2. I'm setting up a charity gig, you guys don't mind playing for nothing and lending your gear as the backline for the day and being first to arrive and last to leave. Do you?

3. I bloody hate landlords. They're a useless bloody bunch of tossers. Liars the lot of 'em.

4. The landlord of the Dog & Duck has promised us a gig. Well that's what the barmaid said. Well, she actually said she'd tell him I'd dropped in.

5. You guys don't mind if I get there just before we start, do you? You don't need me for setting-up, right?

6. Why the f*** am I over here. You KNOW I always like to be just there. Well can't you move your bass rig? No, the drums only have to move a couple of feet.

7. Jesus, you make me sick. You're always whinging about your kit, and you bring far too much anyway.

8. Erm ... guys ... erm ... I forgot to bring my amp.

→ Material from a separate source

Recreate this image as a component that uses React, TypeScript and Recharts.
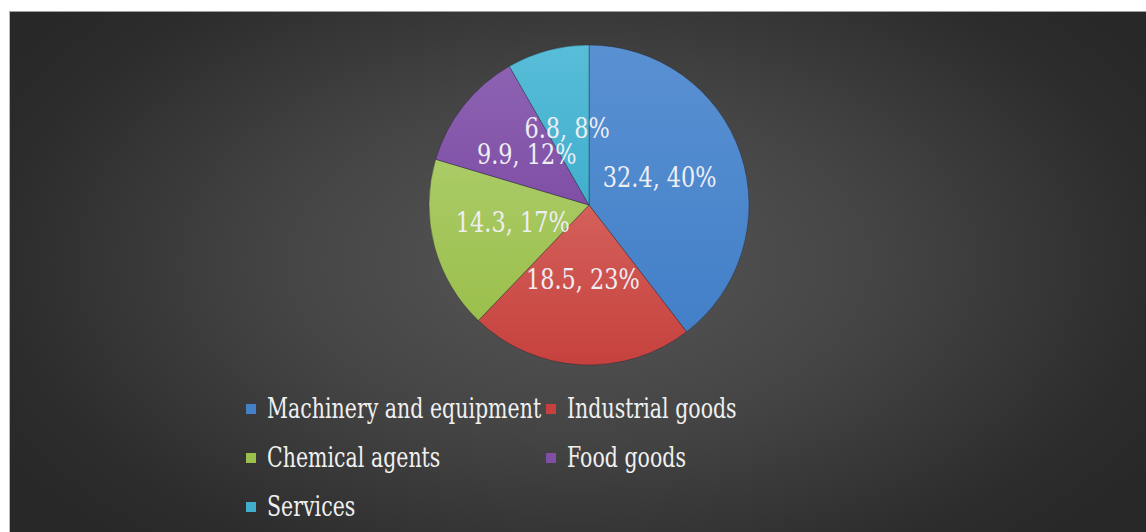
import React from "react";
import { PieChart, Pie, Cell, Legend } from "recharts";

const categories = [
  "Machinery and equipment",
  "Industrial goods",
  "Chemical agents",
  "Food goods",
  "Services",
];
const values = [32.4, 18.5, 14.3, 9.9, 6.8];
const colors = ["#4380c8", "#c6413e", "#9bbf4c", "#7f4fa6", "#40afcd"];
const lightColors = ["#5990d2", "#d4605a", "#aacb66", "#8d62b2", "#58bdd8"];

const data = categories.map((name, i) => ({ name, value: values[i] }));

// only serif face that is really available here; squeezed to look like Times
const FONT = "DejaVu Serif";
const RADIAN = Math.PI / 180;

function renderLabel(props: any) {
  const { cx, cy, midAngle, outerRadius, value, percent } = props;
  const r = outerRadius * 0.48;
  const x = cx + r * Math.cos(-midAngle * RADIAN) - 2;
  const y = cy + r * Math.sin(-midAngle * RADIAN) - 3;
  return (
    <text
      x={0}
      y={0}
      transform={`translate(${x},${y}) scale(0.8,1)`}
      fill="#eeeef4"
      textAnchor="middle"
      dominantBaseline="central"
      style={{ fontFamily: FONT, fontSize: 28 }}
    >
      {`${value}, ${Math.round(percent * 100)}%`}
    </text>
  );
}

// legend keeps the series order (recharts would sort it by name)
function renderLegend() {
  return (
    <div
      style={{
        display: "grid",
        gridTemplateColumns: "300px 300px",
        fontFamily: FONT,
        fontSize: 27,
        color: "#f0f0f0",
      }}
    >
      {categories.map((name, i) => (
        <div key={name} style={{ height: 49, display: "flex", alignItems: "center" }}>
          <span
            style={{
              width: 10,
              height: 10,
              flexShrink: 0,
              background: colors[i],
              marginRight: 11,
              display: "inline-block",
            }}
          />
          <span
            style={{
              whiteSpace: "nowrap",
              display: "inline-block",
              transform: "scaleX(0.76)",
              transformOrigin: "left center",
            }}
          >
            {name}
          </span>
        </div>
      ))}
    </div>
  );
}

export default function App() {
  return (
    <div
      style={{
        position: "absolute",
        left: 0,
        top: 0,
        width: 1146,
        height: 532,
        background: "#ffffff",
        overflow: "hidden",
      }}
    >
      <div
        style={{
          position: "absolute",
          left: 9,
          top: 11,
          width: 1137,
          height: 521,
          borderTop: "1px solid #a0a0a0",
          borderLeft: "1px solid #b8b8b8",
          background:
            "radial-gradient(ellipse 60% 75% at 50% 48%, #575757 0%, #444444 45%, #2c2c2c 85%, #282828 100%)",
        }}
      >
        <PieChart width={1137} height={521}>
          <defs>
            {colors.map((c, i) => (
              <linearGradient key={c} id={`g${i}`} x1="0" y1="0" x2="0" y2="1">
                <stop offset="0%" stopColor={lightColors[i]} />
                <stop offset="100%" stopColor={c} />
              </linearGradient>
            ))}
          </defs>
          <Pie
            data={data}
            dataKey="value"
            nameKey="name"
            cx={574}
            cy={188}
            outerRadius={160}
            startAngle={90}
            endAngle={-270}
            stroke="rgba(30,30,40,0.35)"
            strokeWidth={1}
            label={renderLabel}
            labelLine={false}
            isAnimationActive={false}
          >
            {data.map((d, i) => (
              <Cell key={d.name} fill={`url(#g${i})`} />
            ))}
          </Pie>
          <Legend
            content={renderLegend}
            wrapperStyle={{ position: "absolute", left: 236, top: 372, width: 620 }}
          />
        </PieChart>
      </div>
    </div>
  );
}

Can you help?

9. I reckon this band can really go places, y'know, cos we're all really committed.

10. When was that gig booked for at the Kebab & Calculator? Oh. Look guys, I've booked a week ski-ing ...

*****************************

In case you were wondering, each pair of comments was made by the same guy (none are invented or even exaggerated - I didn't need to).

In case you were wondering, he's a lead guitarist. Who thinks he can sing.

In case you were wondering, we sacked him three weeks ago.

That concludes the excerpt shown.